◆ WHAT IS REQUIRED ◆
Your output is the lines from the first one to the one containing "const blue = blueAngle.map((x, i)", repeated exactly, with images left out.

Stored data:
* BEGIN *

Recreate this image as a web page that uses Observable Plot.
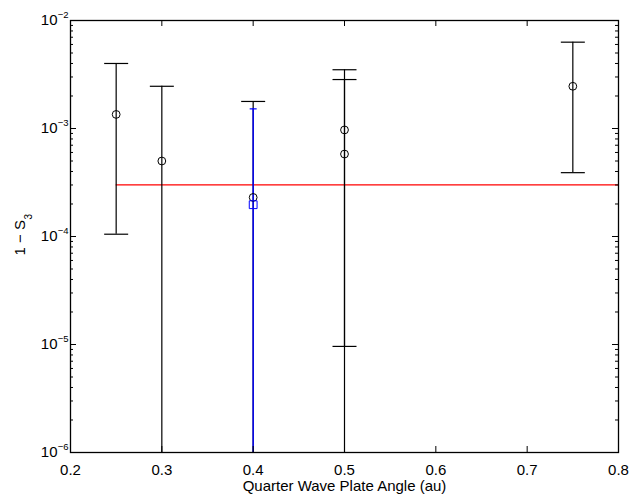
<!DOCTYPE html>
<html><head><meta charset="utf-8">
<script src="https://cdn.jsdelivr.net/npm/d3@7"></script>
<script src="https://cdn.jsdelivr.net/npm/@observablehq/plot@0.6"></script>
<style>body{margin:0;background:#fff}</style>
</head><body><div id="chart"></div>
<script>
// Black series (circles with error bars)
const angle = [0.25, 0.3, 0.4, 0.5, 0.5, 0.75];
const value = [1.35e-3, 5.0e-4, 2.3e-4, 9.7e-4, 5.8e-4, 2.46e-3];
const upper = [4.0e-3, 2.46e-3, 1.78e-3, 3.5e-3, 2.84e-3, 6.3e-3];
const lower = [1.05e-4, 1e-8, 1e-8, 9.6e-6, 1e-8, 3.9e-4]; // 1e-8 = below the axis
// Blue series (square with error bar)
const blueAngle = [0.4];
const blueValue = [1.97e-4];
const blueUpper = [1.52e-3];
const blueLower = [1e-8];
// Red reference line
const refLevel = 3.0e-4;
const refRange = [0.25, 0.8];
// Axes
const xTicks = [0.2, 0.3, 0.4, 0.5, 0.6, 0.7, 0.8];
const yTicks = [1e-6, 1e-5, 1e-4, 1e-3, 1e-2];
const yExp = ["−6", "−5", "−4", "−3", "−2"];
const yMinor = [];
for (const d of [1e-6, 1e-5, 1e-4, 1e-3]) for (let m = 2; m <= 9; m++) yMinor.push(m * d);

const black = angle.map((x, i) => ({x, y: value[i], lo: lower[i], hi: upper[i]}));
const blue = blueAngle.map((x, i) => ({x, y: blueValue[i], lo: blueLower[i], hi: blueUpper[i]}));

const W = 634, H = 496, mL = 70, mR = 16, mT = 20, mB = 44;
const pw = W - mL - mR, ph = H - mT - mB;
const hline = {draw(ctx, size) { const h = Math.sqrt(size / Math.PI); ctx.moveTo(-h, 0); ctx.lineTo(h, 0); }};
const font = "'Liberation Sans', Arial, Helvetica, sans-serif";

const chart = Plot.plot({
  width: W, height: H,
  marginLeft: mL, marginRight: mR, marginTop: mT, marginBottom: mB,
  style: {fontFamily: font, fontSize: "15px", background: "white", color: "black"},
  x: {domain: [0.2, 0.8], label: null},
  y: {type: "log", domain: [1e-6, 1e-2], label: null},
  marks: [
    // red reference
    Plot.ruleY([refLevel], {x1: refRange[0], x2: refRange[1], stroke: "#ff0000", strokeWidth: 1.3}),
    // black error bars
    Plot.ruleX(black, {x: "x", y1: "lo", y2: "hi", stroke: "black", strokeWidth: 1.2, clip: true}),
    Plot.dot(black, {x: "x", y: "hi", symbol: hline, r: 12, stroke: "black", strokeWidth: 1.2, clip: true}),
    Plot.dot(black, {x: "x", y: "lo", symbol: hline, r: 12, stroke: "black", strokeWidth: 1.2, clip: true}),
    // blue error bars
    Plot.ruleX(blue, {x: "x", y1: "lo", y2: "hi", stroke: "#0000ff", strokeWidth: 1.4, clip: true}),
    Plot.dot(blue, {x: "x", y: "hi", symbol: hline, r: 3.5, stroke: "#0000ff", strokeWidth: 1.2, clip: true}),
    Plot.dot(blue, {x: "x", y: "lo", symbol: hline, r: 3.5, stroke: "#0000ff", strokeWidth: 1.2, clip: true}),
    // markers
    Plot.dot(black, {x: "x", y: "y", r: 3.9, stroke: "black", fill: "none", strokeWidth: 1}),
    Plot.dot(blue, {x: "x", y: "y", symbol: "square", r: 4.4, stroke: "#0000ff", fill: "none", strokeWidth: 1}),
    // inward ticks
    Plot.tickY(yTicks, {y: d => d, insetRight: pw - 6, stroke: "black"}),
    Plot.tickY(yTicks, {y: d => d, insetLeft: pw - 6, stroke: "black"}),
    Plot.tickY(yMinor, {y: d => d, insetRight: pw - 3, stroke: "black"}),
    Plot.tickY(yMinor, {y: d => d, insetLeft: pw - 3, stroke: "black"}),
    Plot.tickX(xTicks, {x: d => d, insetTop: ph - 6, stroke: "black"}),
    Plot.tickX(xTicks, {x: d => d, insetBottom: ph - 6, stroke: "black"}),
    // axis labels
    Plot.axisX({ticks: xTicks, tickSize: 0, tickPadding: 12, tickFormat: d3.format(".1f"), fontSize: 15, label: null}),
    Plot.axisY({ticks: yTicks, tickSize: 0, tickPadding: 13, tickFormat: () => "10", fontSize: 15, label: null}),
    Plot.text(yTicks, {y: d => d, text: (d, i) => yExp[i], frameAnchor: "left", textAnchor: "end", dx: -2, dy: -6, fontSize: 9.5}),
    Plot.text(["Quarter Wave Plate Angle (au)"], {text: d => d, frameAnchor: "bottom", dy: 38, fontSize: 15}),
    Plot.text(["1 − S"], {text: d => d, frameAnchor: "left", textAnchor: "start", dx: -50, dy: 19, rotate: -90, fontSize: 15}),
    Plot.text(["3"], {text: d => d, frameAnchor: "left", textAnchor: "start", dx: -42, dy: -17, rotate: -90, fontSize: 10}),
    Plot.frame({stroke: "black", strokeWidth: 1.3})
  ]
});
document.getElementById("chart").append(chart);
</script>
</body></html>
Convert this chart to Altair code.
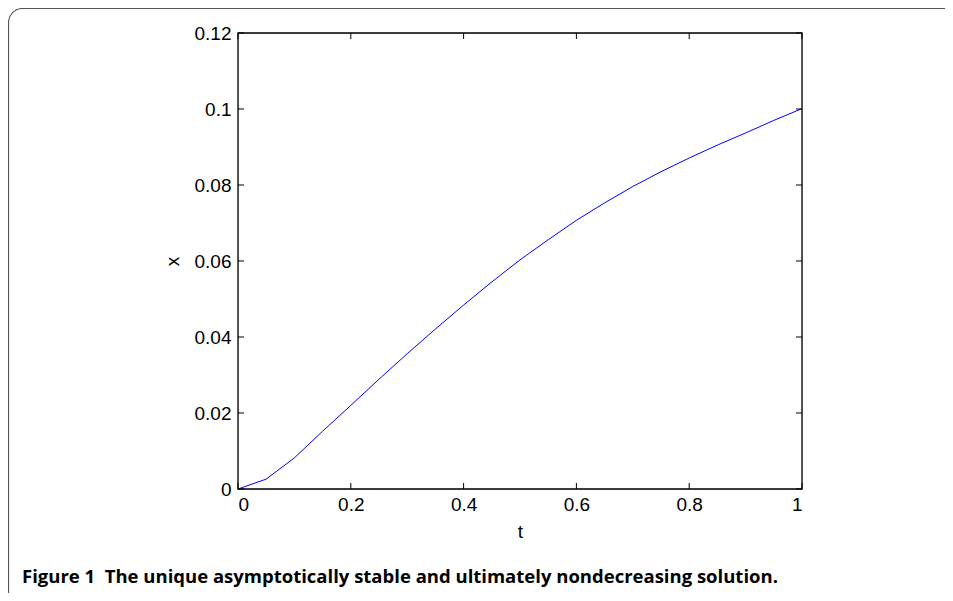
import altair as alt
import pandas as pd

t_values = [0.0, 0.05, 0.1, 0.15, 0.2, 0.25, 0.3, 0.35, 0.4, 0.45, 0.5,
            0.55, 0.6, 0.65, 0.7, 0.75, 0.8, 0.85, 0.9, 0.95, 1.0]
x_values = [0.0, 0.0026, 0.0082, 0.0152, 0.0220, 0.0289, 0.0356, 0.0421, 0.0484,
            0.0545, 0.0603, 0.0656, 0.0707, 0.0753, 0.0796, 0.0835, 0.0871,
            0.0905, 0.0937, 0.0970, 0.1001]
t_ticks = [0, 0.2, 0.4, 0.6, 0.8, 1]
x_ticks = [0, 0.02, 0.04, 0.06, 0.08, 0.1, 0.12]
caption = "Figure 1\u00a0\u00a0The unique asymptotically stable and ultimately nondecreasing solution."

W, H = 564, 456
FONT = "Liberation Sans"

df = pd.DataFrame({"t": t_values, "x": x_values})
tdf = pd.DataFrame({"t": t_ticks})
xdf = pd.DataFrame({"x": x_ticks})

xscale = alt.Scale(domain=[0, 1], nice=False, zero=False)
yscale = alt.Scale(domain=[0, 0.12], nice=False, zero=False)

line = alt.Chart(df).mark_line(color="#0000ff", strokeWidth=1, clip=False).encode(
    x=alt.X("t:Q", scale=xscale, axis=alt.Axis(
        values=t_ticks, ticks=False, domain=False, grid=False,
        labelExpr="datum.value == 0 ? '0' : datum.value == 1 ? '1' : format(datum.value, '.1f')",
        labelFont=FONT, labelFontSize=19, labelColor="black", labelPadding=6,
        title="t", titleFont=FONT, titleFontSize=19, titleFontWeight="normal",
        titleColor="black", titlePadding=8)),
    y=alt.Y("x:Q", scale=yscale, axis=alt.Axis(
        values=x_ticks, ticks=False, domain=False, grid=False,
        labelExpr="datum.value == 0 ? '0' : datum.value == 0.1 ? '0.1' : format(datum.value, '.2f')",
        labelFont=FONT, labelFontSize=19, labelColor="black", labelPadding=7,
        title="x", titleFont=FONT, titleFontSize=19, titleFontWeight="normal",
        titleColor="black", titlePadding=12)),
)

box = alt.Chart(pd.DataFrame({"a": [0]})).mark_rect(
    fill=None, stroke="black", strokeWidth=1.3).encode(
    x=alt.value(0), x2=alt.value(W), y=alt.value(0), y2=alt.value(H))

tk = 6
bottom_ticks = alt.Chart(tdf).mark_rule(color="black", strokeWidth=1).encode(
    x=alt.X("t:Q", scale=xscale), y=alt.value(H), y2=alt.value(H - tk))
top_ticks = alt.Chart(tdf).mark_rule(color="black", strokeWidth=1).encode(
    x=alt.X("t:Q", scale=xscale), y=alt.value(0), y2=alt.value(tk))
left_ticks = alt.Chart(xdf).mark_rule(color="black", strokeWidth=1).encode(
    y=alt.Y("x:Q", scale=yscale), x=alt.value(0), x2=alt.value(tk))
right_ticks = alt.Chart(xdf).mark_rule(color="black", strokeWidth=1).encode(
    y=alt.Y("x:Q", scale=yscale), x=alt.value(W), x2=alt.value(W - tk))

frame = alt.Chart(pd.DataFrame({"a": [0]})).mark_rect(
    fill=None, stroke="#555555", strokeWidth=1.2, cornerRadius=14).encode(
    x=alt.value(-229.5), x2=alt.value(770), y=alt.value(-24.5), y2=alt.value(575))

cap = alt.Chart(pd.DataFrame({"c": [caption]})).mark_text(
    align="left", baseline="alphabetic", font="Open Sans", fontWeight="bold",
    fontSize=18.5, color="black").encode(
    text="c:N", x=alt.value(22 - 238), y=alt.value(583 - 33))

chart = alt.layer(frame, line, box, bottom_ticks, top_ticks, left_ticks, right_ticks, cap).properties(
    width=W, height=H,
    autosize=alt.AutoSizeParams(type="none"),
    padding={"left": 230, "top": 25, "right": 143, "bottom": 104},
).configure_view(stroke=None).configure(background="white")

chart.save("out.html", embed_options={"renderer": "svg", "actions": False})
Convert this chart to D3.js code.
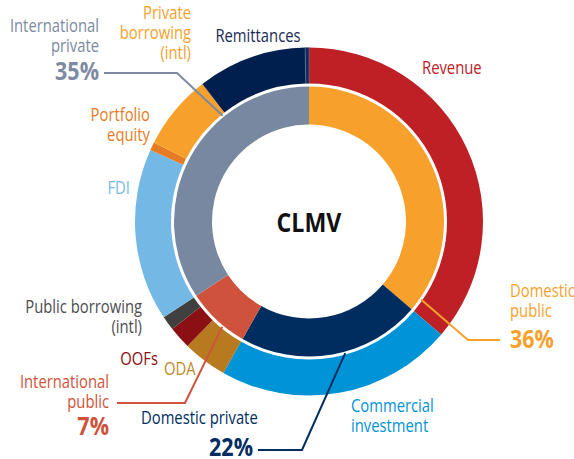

* END *

◆ SOLVED EXERCISE ◆
Recreate this image as a web page that uses Observable Plot.
<!DOCTYPE html>
<html><head><meta charset="utf-8">
<script src="https://cdn.jsdelivr.net/npm/d3@7"></script>
<script src="https://cdn.jsdelivr.net/npm/@observablehq/plot@0.6"></script>
<style>body{margin:0;background:#fff}</style>
</head><body><div id="chart"></div>
<script>
// Black series (circles with error bars)
const angle = [0.25, 0.3, 0.4, 0.5, 0.5, 0.75];
const value = [1.35e-3, 5.0e-4, 2.3e-4, 9.7e-4, 5.8e-4, 2.46e-3];
const upper = [4.0e-3, 2.46e-3, 1.78e-3, 3.5e-3, 2.84e-3, 6.3e-3];
const lower = [1.05e-4, 1e-8, 1e-8, 9.6e-6, 1e-8, 3.9e-4]; // 1e-8 = below the axis
// Blue series (square with error bar)
const blueAngle = [0.4];
const blueValue = [1.97e-4];
const blueUpper = [1.52e-3];
const blueLower = [1e-8];
// Red reference line
const refLevel = 3.0e-4;
const refRange = [0.25, 0.8];
// Axes
const xTicks = [0.2, 0.3, 0.4, 0.5, 0.6, 0.7, 0.8];
const yTicks = [1e-6, 1e-5, 1e-4, 1e-3, 1e-2];
const yExp = ["−6", "−5", "−4", "−3", "−2"];
const yMinor = [];
for (const d of [1e-6, 1e-5, 1e-4, 1e-3]) for (let m = 2; m <= 9; m++) yMinor.push(m * d);

const black = angle.map((x, i) => ({x, y: value[i], lo: lower[i], hi: upper[i]}));
const blue = blueAngle.map((x, i) => ({x, y: blueValue[i], lo: blueLower[i], hi: blueUpper[i]}));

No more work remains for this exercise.